Source evaluation. When you saw search results, you chose which sources to trust based on reputation. AI makes that choice for you, hiding the judgment process. Users lose ability to evaluate credibility for themselves.
Diverse perspectives. AI systems collapse multiple viewpoints into single answers, eliminating the diversity of thought that traditional search results revealed. Nuance and disagreement get flattened into algorithmic certainty.
Digital literacy. A generation growing up with AI search won’t learn how to research, evaluate sources, or construct knowledge from multiple inputs. They’ll know how to ask AI questions but not how to think critically about answers.
Final Thoughts
Search in 2040 won’t be better or worse than 2020—it’ll be completely different. Traditional search is dying because AI provides more direct answers. AI search is growing despite being unreliable because convenience beats accuracy for most questions.
The transition is breaking the economic model that made the open web valuable, fragmenting knowledge across incompatible platforms, and destroying the skills people developed for evaluating information quality.
We’re moving from a world where you searched to a world where AI agents find information for you automatically. That’s more efficient but less transparent, more personalized but more manipulable, more convenient but less trustworthy.

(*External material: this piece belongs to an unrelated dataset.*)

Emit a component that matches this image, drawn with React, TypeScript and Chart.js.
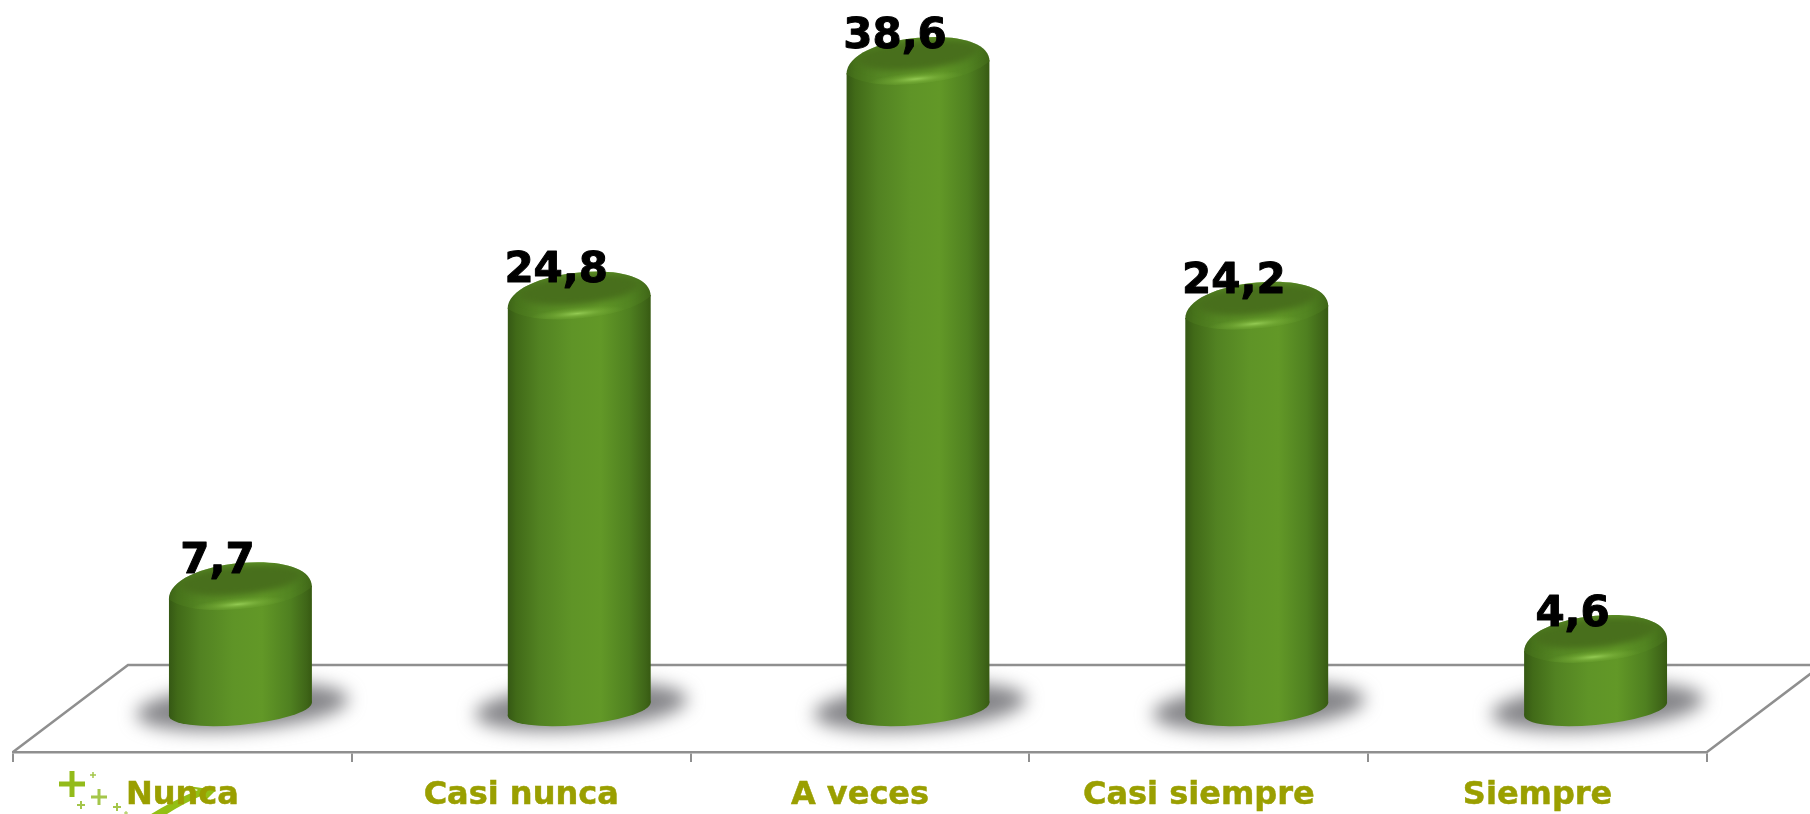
import React, { useEffect, useRef } from "react";
import { Chart, registerables, BarElement } from "chart.js";

Chart.register(...registerables);

const categories = ["Nunca", "Casi nunca", "A veces", "Casi siempre", "Siempre"];
const values = [7.7, 24.8, 38.6, 24.2, 4.6];
const valueLabels = ["7,7", "24,8", "38,6", "24,2", "4,6"];

const FONT = "'DejaVu Sans', sans-serif";
const DEPTH_X = 58;
const DEPTH_Y = -43;
const SHEAR = -0.09;
const BAR_W = 143;

function bodyGradient(ctx: CanvasRenderingContext2D, cx: number, w: number) {
  const c = Number.isFinite(cx) ? cx : 0;
  const g = ctx.createLinearGradient(c - w / 2, 0, c + w / 2, 0);
  g.addColorStop(0, "#355814");
  g.addColorStop(0.06, "#416a18");
  g.addColorStop(0.22, "#528222");
  g.addColorStop(0.45, "#5f9427");
  g.addColorStop(0.65, "#629827");
  g.addColorStop(0.85, "#4f8020");
  g.addColorStop(0.96, "#3f6618");
  g.addColorStop(1, "#375a12");
  return g;
}

function drawCylinder(this: any, ctx: CanvasRenderingContext2D) {
  const el = this;
  const { x, y, base } = el;
  const w = BAR_W;
  const capY = y + 8;
  const botY = base;
  ctx.save();
  // shadow
  ctx.save();
  ctx.filter = "blur(9px)";
  ctx.transform(1, SHEAR * 0.8, 0, 1, 0, -SHEAR * 0.8 * x);
  ctx.fillStyle = "rgba(112,112,116,0.85)";
  ctx.beginPath();
  ctx.ellipse(x + 2, botY - 2, 106, 23, 0, 0, Math.PI * 2);
  ctx.fill();
  ctx.restore();

  ctx.transform(1, SHEAR, 0, 1, 0, -SHEAR * x);
  const rx = w / 2;
  // bottom
  ctx.fillStyle = bodyGradient(ctx, x, w);
  ctx.beginPath();
  ctx.ellipse(x, botY, rx, 16, 0, 0, Math.PI * 2);
  ctx.fill();
  // body: the library's own bar, clipped between cap and bottom
  ctx.save();
  ctx.beginPath();
  ctx.rect(x - rx, capY + 6, w, botY - capY - 6);
  ctx.clip();
  (BarElement.prototype as any).draw.call(el, ctx);
  ctx.restore();
  // cap rim with a rounded shoulder
  ctx.save();
  ctx.beginPath();
  ctx.moveTo(x - rx, capY + 7);
  ctx.bezierCurveTo(x - rx, capY - 12, x - rx * 0.55, capY - 23, x, capY - 23);
  ctx.bezierCurveTo(x + rx * 0.55, capY - 23, x + rx, capY - 12, x + rx, capY + 7);
  ctx.bezierCurveTo(x + rx * 0.8, capY + 18, x + rx * 0.45, capY + 23, x, capY + 23);
  ctx.bezierCurveTo(x - rx * 0.45, capY + 23, x - rx * 0.8, capY + 18, x - rx, capY + 7);
  ctx.closePath();
  ctx.clip();
  ctx.fillStyle = bodyGradient(ctx, x, w);
  ctx.fillRect(x - rx - 1, capY - 30, w + 2, 60);
  ctx.fillStyle = "rgba(96,150,40,0.2)";
  ctx.fillRect(x - rx - 1, capY - 30, w + 2, 60);
  // highlight on the front rim
  ctx.save();
  ctx.translate(x - 2, capY + 18);
  ctx.scale(1, 0.14);
  const h = ctx.createRadialGradient(0, 0, 0, 0, 0, 48);
  h.addColorStop(0, "rgba(150,205,85,0.95)");
  h.addColorStop(0.5, "rgba(125,180,60,0.45)");
  h.addColorStop(1, "rgba(110,165,50,0)");
  ctx.fillStyle = h;
  ctx.beginPath();
  ctx.arc(0, 0, 48, 0, Math.PI * 2);
  ctx.fill();
  ctx.restore();
  // inner top
  ctx.filter = "blur(3px)";
  ctx.fillStyle = "#486f1c";
  ctx.beginPath();
  ctx.ellipse(x, capY - 6, rx - 11, 15, 0, 0, Math.PI * 2);
  ctx.fill();
  ctx.restore();
  ctx.restore();
}

const plus = (ctx: CanvasRenderingContext2D, x: number, y: number, a: number, t: number) => {
  ctx.fillRect(x - a, y - t / 2, a * 2, t);
  ctx.fillRect(x - t / 2, y - a, t, a * 2);
};

const scenePlugin = {
  id: "scene",
  beforeDraw(chart: any) {
    const { ctx } = chart;
    ctx.save();
    // floor back and side edges
    ctx.strokeStyle = "#8f8f8f";
    ctx.lineWidth = 2.5;
    ctx.beginPath();
    ctx.moveTo(13, 752);
    ctx.lineTo(128, 665);
    ctx.lineTo(1810, 665);
    ctx.moveTo(1707, 752);
    ctx.lineTo(1822, 665);
    ctx.stroke();
    // corner ornament
    ctx.fillStyle = "#93bb1a";
    plus(ctx, 72, 784, 13, 5);
    ctx.fillStyle = "#a4c64a";
    plus(ctx, 99, 797, 8, 3);
    plus(ctx, 81, 805, 4, 2);
    plus(ctx, 93, 775, 3, 1.5);
    plus(ctx, 117, 807, 4, 2);
    plus(ctx, 126, 813, 2, 1);
    ctx.fillStyle = "#93bf14";
    ctx.beginPath();
    ctx.moveTo(148, 816);
    ctx.quadraticCurveTo(170, 802, 198, 790);
    ctx.lineTo(188, 786);
    ctx.lineTo(216, 790);
    ctx.lineTo(205, 801);
    ctx.lineTo(203, 795);
    ctx.quadraticCurveTo(182, 804, 164, 816);
    ctx.closePath();
    ctx.fill();
    ctx.restore();
  },
  afterDatasetsUpdate(chart: any) {
    chart.getDatasetMeta(0).data.forEach((el: any) => {
      el.draw = drawCylinder;
    });
  },
  beforeDatasetsDraw(chart: any) {
    chart.ctx.save();
    chart.ctx.translate(DEPTH_X, DEPTH_Y);
  },
  afterDatasetsDraw(chart: any) {
    const { ctx } = chart;
    // value labels, still in the depth-shifted space
    ctx.fillStyle = "#000";
    ctx.strokeStyle = "#000";
    ctx.lineWidth = 1;
    ctx.lineJoin = "round";
    ctx.font = `bold 42px ${FONT}`;
    ctx.textAlign = "center";
    ctx.textBaseline = "alphabetic";
    chart.getDatasetMeta(0).data.forEach((el: any, i: number) => {
      ctx.strokeText(valueLabels[i], el.x - 23, el.y - 5);
      ctx.fillText(valueLabels[i], el.x - 23, el.y - 5);
    });
    ctx.restore();
  },
};

export default function App() {
  const ref = useRef<HTMLCanvasElement>(null);
  useEffect(() => {
    document.body.style.margin = "0";
    document.body.style.overflow = "hidden";
    const chart = new Chart(ref.current as HTMLCanvasElement, {
      type: "bar",
      data: {
        labels: categories,
        datasets: [
          {
            data: values,
            barThickness: BAR_W,
            borderWidth: 0,
            clip: false,
            backgroundColor: (c: any) => {
              const sx = c.chart.scales.x;
              const cx = sx ? sx.getPixelForValue(c.dataIndex) : 0;
              return bodyGradient(c.chart.ctx, cx, BAR_W);
            },
          },
        ],
      },
      options: {
        responsive: false,
        animation: false,
        layout: { padding: { left: 13, right: 103, top: 72, bottom: 0 } },
        plugins: { legend: { display: false }, tooltip: { enabled: false } },
        scales: {
          x: {
            afterFit: (s: any) => {
              s.height = 62;
            },
            border: { color: "#8f8f8f", width: 2.5 },
            grid: { drawOnChartArea: false, color: "#8f8f8f", tickLength: 10, lineWidth: 2 },
            ticks: {
              color: "#9a9f00",
              font: { family: FONT, size: 32, weight: "bold" },
              textStrokeColor: "#9a9f00",
              textStrokeWidth: 0.5,
              padding: 14,
              maxRotation: 0,
              autoSkip: false,
            },
          },
          y: { display: false, min: 0, max: 40 },
        },
      },
      plugins: [scenePlugin],
    } as any);
    return () => chart.destroy();
  }, []);
  return <canvas ref={ref} width={1810} height={814} style={{ display: "block" }} />;
}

By 2040, most people won’t remember what search used to be—typing queries, clicking links, evaluating sources. They’ll just ask AI and trust whatever it tells them.
And we still won’t have solved the fundamental problem: how do we compensate the people creating knowledge that AI systems summarize and redistribute without attribution? Until we solve that, quality information will keep disappearing while AI search gets less useful even as it becomes more popular.
Search isn’t dying from better technology. It’s dying from economic and social forces that technology accelerated but can’t solve.